The interior of the Palace also contains collections of sculptures, portraits, prints, majolicas, weapons, armour and coins. On climbing up to the Loggia, we can find the original sculptures for the Gaia Fountain in Piazza del Campo, right opposite Palazzo Pubblico, carried out by Jacopo della Quercia in 1414 and dismantled in 1868 (they were replaced with copies), to preserve them from the elements. The glorification of civic and council power finds its monument par excellence in the palace of Siena, and its most discerning interpreters in the Sienese artists; this is particularly noticeable in a series of paintings on historical subjects, where new and extremely original ways of designing space are tried out, characterized by a careful - almost "topographical" - description of the places and buildings in the landscape. The walls of Palazzo Pubblico in fact illustrate some of the major episodes in the life of mediaeval Siena, such as the conquest of a series of castles and fortified cities on its territory, which at the time included the Maremma (in the Grosseto area) and the Tyrrhenian coast from Follonica to south of the Argentario. The Government of the Nine commemorated the conquests that had made Siena so great and the exploits of the captains of its armies, by having them painted on the walls of its Palace and in the Hall of the Map of the World. We can still recognize episodes from the surrender of Giuncarico (1314 circa) and the Battle of the Chiana Valley (frescoed by Lippo Vanni in 1363), while Guidoriccio da Fogliano, who led the Sienese army during the seige of Montemassi, stands out above them all, gloriously portrayed against a warlike landscape of turretted castles and military encampments. This painting, once practically the emblem of the city, is now the centre of a much debated discussion.

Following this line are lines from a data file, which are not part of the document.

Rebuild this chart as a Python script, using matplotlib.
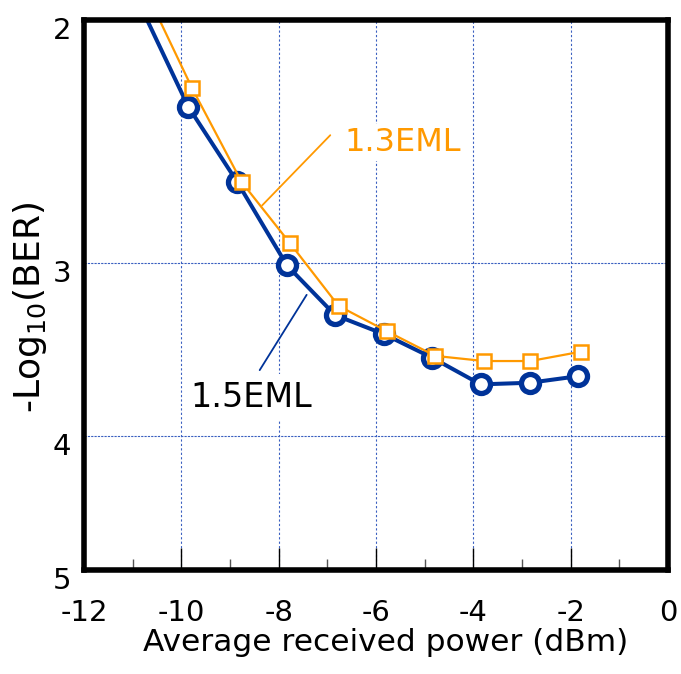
import matplotlib
matplotlib.use('Agg')
import matplotlib.pyplot as plt
import matplotlib.transforms as mtransforms
from matplotlib.ticker import FixedLocator, NullLocator

# 1.5EML (first point lies above the frame, only the line shows)
x_15 = [-10.85, -9.86, -8.85, -7.83, -6.84, -5.84, -4.85, -3.85, -2.84, -1.84]
ber_15 = [1.95, 2.31, 2.62, 3.01, 3.27, 3.375, 3.51, 3.67, 3.66, 3.62]

# 1.3EML
x_13 = [-10.78, -9.78, -8.76, -7.77, -6.77, -5.77, -4.78, -3.78, -2.83, -1.78]
ber_13 = [1.89, 2.24, 2.62, 2.90, 3.22, 3.36, 3.50, 3.53, 3.53, 3.475]

x_ticks = [-12, -10, -8, -6, -4, -2, 0]
y_ticks = [2, 3, 4, 5]

BLUE = '#003399'
ORANGE = '#FF9900'
GRID = '#3a5fc0'
COND = ['DejaVu Sans Condensed', 'DejaVu Sans']

plt.rcParams['font.family'] = ['DejaVu Sans']

fig = plt.figure(figsize=(6.81, 6.74), dpi=100)
ax = fig.add_axes([0.1233, 0.1543, 0.8577, 0.816])

# grid
for xv in [-10, -8, -6, -4, -2]:
    ax.axvline(xv, color=GRID, lw=0.8, ls=(0, (2, 2)), zorder=1)
for yv in [3, 4]:
    ax.axhline(yv, color=GRID, lw=0.8, ls=(0, (2, 1)), zorder=1)

ax.plot(x_13, ber_13, color=ORANGE, lw=1.6, marker='s', markersize=9.5,
        markerfacecolor='white', markeredgecolor=ORANGE, markeredgewidth=1.8,
        markevery=list(range(1, len(x_13))), zorder=3)
ax.plot(x_15, ber_15, color=BLUE, lw=2.9, marker='o', markersize=13,
        markerfacecolor='white', markeredgecolor=BLUE, markeredgewidth=3.8,
        markevery=list(range(1, len(x_15))), zorder=2)

# labels with leader lines
ax.annotate('', xy=(-8.38, 2.733), xytext=(-6.90, 2.415),
            arrowprops=dict(arrowstyle='-', color=ORANGE, lw=1.3), zorder=4)
ax.annotate('', xy=(-8.42, 3.598), xytext=(-7.395, 3.149),
            arrowprops=dict(arrowstyle='-', color=BLUE, lw=1.3), zorder=4)
ax.text(-6.64, 2.452, '1.3EML', color=ORANGE, fontsize=23, va='center', ha='left',
        family=COND, bbox=dict(facecolor='white', edgecolor='none', pad=2), zorder=4)
ax.text(-9.81, 3.753, '1.5EML', color='black', fontsize=24, va='center', ha='left',
        family=COND, bbox=dict(facecolor='white', edgecolor='none', pad=5), zorder=4)

ax.set_xlim(-12, 0)
ax.set_yscale('log')
ax.set_ylim(5, 2)

ax.xaxis.set_major_locator(FixedLocator(x_ticks))
ax.xaxis.set_minor_locator(FixedLocator([-11, -9, -7, -5, -3, -1]))
ax.set_xticklabels([str(v) for v in x_ticks])
ax.yaxis.set_major_locator(FixedLocator(y_ticks))
ax.yaxis.set_minor_locator(NullLocator())
ax.set_yticklabels([str(v) for v in y_ticks])

ax.tick_params(axis='x', which='major', direction='in', length=16, width=1,
               labelsize=21, pad=21)
ax.tick_params(axis='x', which='minor', direction='in', length=8, width=1,
               color='#555555')
ax.tick_params(axis='y', which='major', length=0, labelsize=21, pad=9)

# y tick labels sit a little lower than their ticks
offset = mtransforms.ScaledTranslation(0, -8 / 100, fig.dpi_scale_trans)
for lab in ax.get_yticklabels():
    lab.set_transform(lab.get_transform() + offset)

for sp in ax.spines.values():
    sp.set_linewidth(4)
    sp.set_zorder(5)

ax.set_xlabel('Average received power (dBm)', fontsize=22.5)
ax.xaxis.set_label_coords(0.517, -0.105)
ax.set_ylabel(r'-Log$_{10}$(BER)', fontsize=26)
ax.yaxis.set_label_coords(-0.06, 0.478)

fig.savefig('out.png', dpi=100)
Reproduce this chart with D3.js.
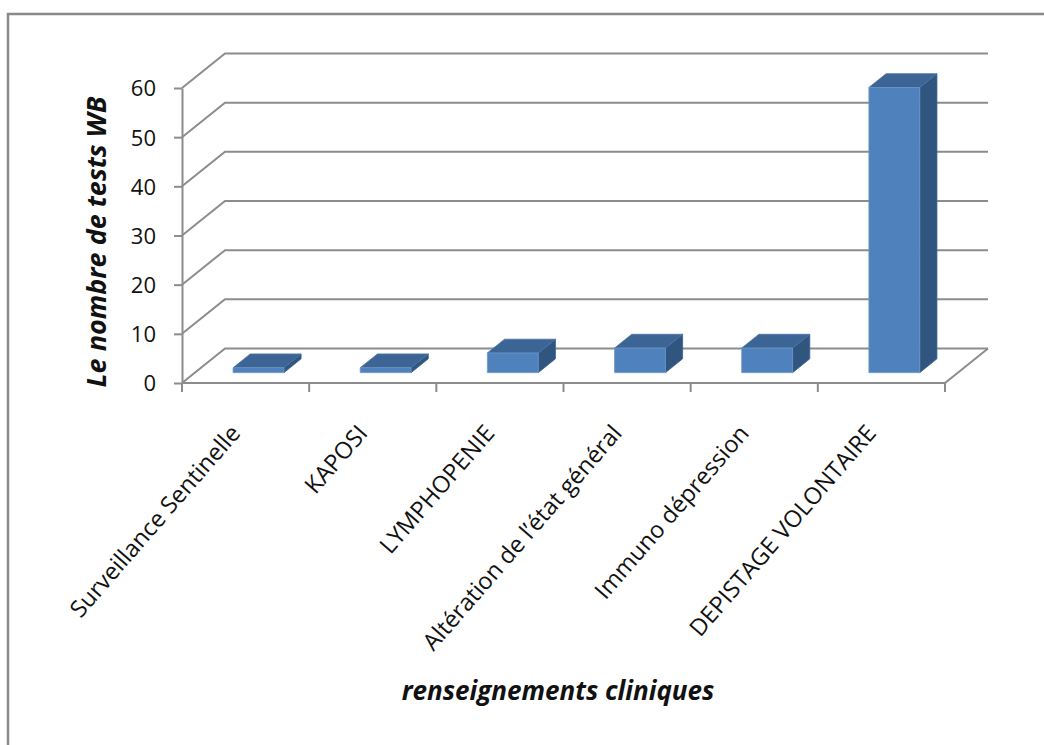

There is doubt as to the authenticity of the fresco, dated 1328, which has always been described in cronacles as being by Simone Martini and, in particular, ever since another magnificent fresco was found during restoration underneath the old plaster on the same wall. It shows two leaders, one of whom is about to receive homage from the other: a town is synthetically described in the background with little church and a high tower surrounded by defensive palisades. The painting is undeniably of extremely high quality, so that it is easy to attribute it to Simone Martini. It appears to date from around 1314 and the descriptions that can be found in ancient documents match the subject. However... which of the two frescoes is the original Guidoriccio created by Simone's prestigious brush? Very probably it was the second painting, only discovered about fifteen years ago. The other fresco, famous for having been described in so many documents, may even be a "fake"that was carried out between the 15th and 16th centuries, perhaps because Simone's painting had been covered by the Map of the World from which the Room takes its name. However neither the Sienese nor their government wanted to lose this reminder of their warrior hero and probably had another portrait painted higher up, this time taking up the entire wall, showing him in parade dress with the date of the historic event, "MCCCXXVIII", written in large letters in the lower part of the fresco.

Who painted it? This is a mystery that still has to be revealed though this "contest" between the two Guidoriccios lends added fascination to our visit to Palazzo Pubblico.